▶ Task prompt:
Write out the material exactly, without any of its pictures.

▶ Dataset excerpt:
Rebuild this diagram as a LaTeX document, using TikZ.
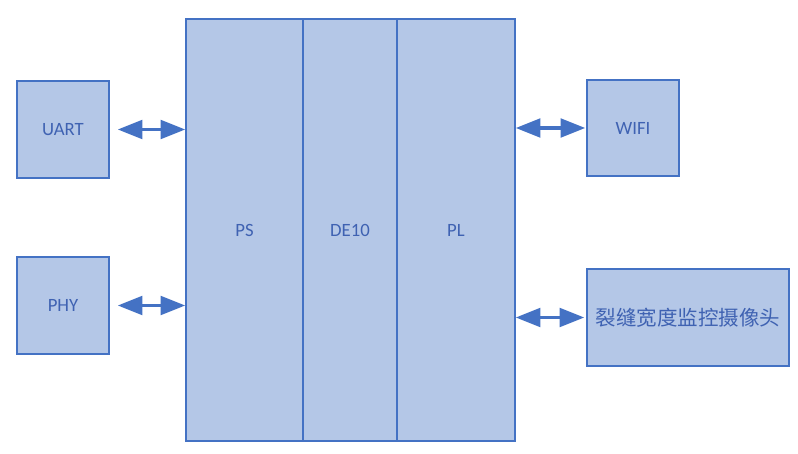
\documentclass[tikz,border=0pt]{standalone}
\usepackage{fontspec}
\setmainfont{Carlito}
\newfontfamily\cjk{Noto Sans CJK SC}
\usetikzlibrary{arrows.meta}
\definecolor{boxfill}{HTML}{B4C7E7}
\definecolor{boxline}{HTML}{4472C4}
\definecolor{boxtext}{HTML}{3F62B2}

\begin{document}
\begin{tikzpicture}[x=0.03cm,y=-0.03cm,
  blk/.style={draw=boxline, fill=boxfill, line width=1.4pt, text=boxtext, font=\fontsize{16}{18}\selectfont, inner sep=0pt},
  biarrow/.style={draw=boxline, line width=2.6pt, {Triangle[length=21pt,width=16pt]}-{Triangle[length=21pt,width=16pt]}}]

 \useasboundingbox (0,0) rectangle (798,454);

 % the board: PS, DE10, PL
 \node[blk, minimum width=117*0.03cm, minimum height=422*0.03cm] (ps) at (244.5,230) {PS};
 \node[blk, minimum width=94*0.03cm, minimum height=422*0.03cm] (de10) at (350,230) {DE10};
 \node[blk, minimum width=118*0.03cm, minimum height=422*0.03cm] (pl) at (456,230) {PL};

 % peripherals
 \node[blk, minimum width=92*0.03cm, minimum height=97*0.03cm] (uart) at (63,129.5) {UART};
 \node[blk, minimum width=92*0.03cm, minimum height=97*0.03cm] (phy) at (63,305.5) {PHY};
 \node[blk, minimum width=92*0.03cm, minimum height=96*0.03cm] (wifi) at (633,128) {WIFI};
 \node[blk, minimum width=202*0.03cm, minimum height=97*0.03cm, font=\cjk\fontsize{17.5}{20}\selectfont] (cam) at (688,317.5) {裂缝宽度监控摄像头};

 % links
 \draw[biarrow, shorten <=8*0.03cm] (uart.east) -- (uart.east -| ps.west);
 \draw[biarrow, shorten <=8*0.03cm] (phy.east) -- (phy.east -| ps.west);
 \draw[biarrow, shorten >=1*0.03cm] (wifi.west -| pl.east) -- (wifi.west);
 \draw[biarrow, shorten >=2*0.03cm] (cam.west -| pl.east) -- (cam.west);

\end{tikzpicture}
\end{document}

▶ Written reply:
Rebuild this diagram as a LaTeX document, using TikZ.
\documentclass[tikz,border=0pt]{standalone}
\usepackage{fontspec}
\setmainfont{Carlito}
\newfontfamily\cjk{Noto Sans CJK SC}
\usetikzlibrary{arrows.meta}
\definecolor{boxfill}{HTML}{B4C7E7}
\definecolor{boxline}{HTML}{4472C4}
\definecolor{boxtext}{HTML}{3F62B2}

\begin{document}
\begin{tikzpicture}[x=0.03cm,y=-0.03cm,
  blk/.style={draw=boxline, fill=boxfill, line width=1.4pt, text=boxtext, font=\fontsize{16}{18}\selectfont, inner sep=0pt},
  biarrow/.style={draw=boxline, line width=2.6pt, {Triangle[length=21pt,width=16pt]}-{Triangle[length=21pt,width=16pt]}}]

 \useasboundingbox (0,0) rectangle (798,454);

 % the board: PS, DE10, PL
 \node[blk, minimum width=117*0.03cm, minimum height=422*0.03cm] (ps) at (244.5,230) {PS};
 \node[blk, minimum width=94*0.03cm, minimum height=422*0.03cm] (de10) at (350,230) {DE10};
 \node[blk, minimum width=118*0.03cm, minimum height=422*0.03cm] (pl) at (456,230) {PL};

 % peripherals
 \node[blk, minimum width=92*0.03cm, minimum height=97*0.03cm] (uart) at (63,129.5) {UART};
 \node[blk, minimum width=92*0.03cm, minimum height=97*0.03cm] (phy) at (63,305.5) {PHY};
 \node[blk, minimum width=92*0.03cm, minimum height=96*0.03cm] (wifi) at (633,128) {WIFI};
 \node[blk, minimum width=202*0.03cm, minimum height=97*0.03cm, font=\cjk\fontsize{17.5}{20}\selectfont] (cam) at (688,317.5) {裂缝宽度监控摄像头};

 % links
 \draw[biarrow, shorten <=8*0.03cm] (uart.east) -- (uart.east -| ps.west);
 \draw[biarrow, shorten <=8*0.03cm] (phy.east) -- (phy.east -| ps.west);
 \draw[biarrow, shorten >=1*0.03cm] (wifi.west -| pl.east) -- (wifi.west);
 \draw[biarrow, shorten >=2*0.03cm] (cam.west -| pl.east) -- (cam.west);

\end{tikzpicture}
\end{document}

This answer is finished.